Sebagai makhluk yang percaya bahwa tidak ada tuhan melainkan Tuhan Yang satu, sekeras apapun kita berikhtiar mencari kebenaran dan pedoman dalam menjalani hidup yang semakin kompleks ini, pada akhirnya kita akan kembali kepada kebenaran Mutlak itu. Dan pada akhirnya, kita hanya akan berpikir bahwa pengetahuan kita yang sedikit tentang fenomena alam semesta ini beserta isinya, tidak bisa dibandingkan dengan pengetahuannya. Perbandingan yang bahkan antara bagian terkecil elektron dan alam semesta ini pun tidak.

Preface

Sebenarnya, sudah dari dulu-dulu sekali saya ingin menulis atau, yah, memposting tulisan saya di blog. Walaupun hanya tulisan koyol yang bisa saya susun. Tapi keinginan itu hanya sekedar keinginan saja, apalagi keinginan yang keluar dari pemalas sombong seperti saya (yang pertama memang benar, yang kedua gak gitu juga sih). Dan mungkin keinginan saya tersebut akhirnya bisa terwujud lewat tulisan perdana saya ini. Saya memang tidak pandai menyusun kata-kata yang bagus, tapi minimal dengan bahasa saya yang kacau, maksud saya walaupun sulit ditangkap, akhirnya akan tertangkap juga.
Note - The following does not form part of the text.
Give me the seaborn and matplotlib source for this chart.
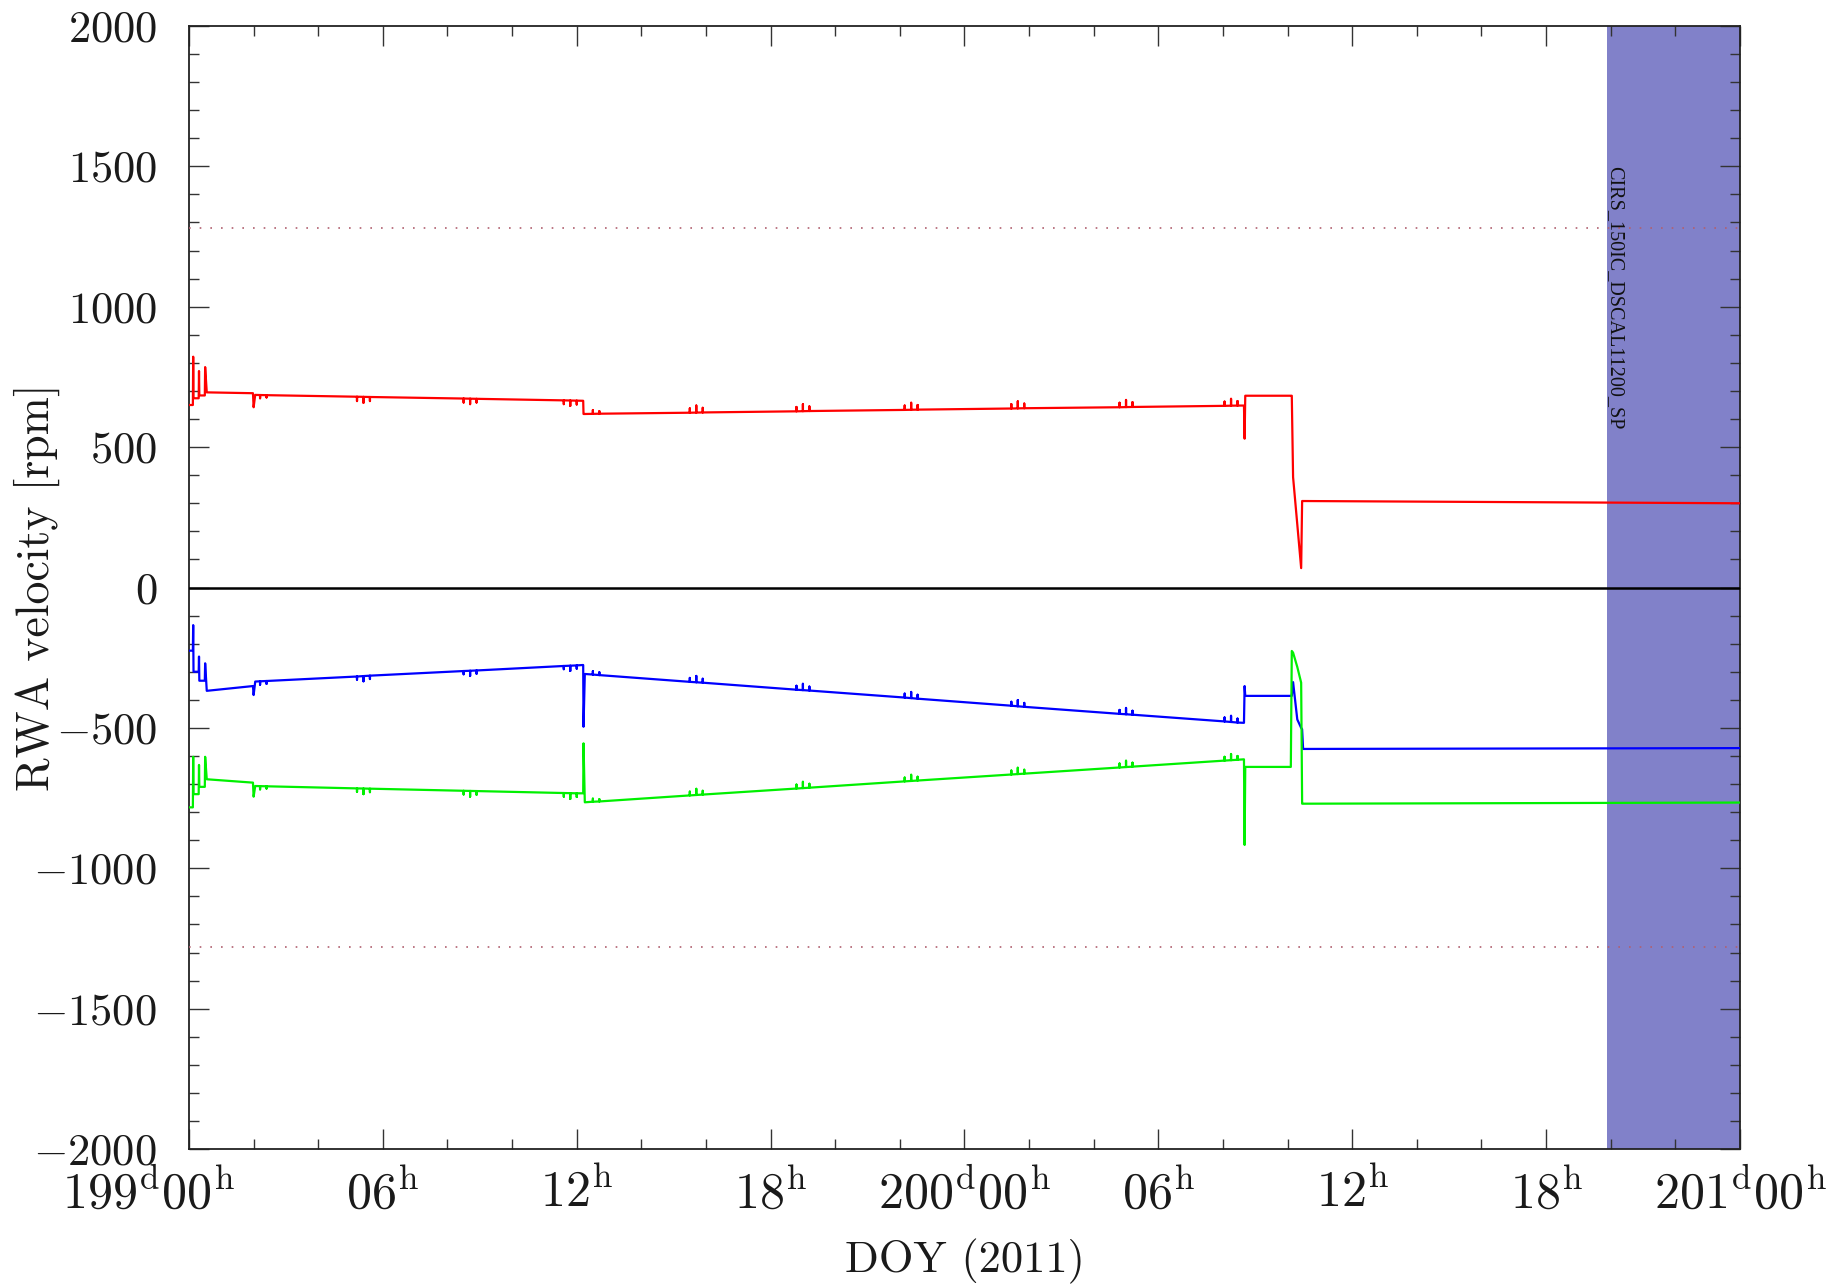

Sebelum ini, saya punya banyak sekali blog yang tidak pernah diurus, alias hanya buat saja. Isinya pun tak ada yang berarti, hanya sekedar postingan omong kosong yang benar-benar omong kosong. Tapi, mungkin dari sekarang, yah, mungkin, saya akan lebih banyak menulis. Bukan untuk mengikuti jejak Raditya Dika, tapi lebih untuk mengisi waktu saya ketika mata saya yang agak minus ini lelah membaca (novel maksudnya). Tapi sebenarnya, lelah membaca bukan alasan utama, ada alasan lain yang tidak bisa saya sebutkan. Ha ha.
Tulisan ini memang hanya sedikit, tapi lama juga saya menyusunnya. Hmm, itu sepadan untuk orang yang malas mengikuti pelatihan menulis, yang bahkan diadakan gratis, seperti saya. Saya jadi ingin melihat bagaimana Walter Isaacson atau Dan Brown atau Karen Armstrong menulis buku yang tebalnya hampir 5 cm (saya benar-benar mengukurnya) dan isi dari tiap kalimatnya bermakna. Tapi memang tak ada gunanya membandingkan seorang profesional dengan amatiran, kecuali semangat dan motivasinya, mungkin.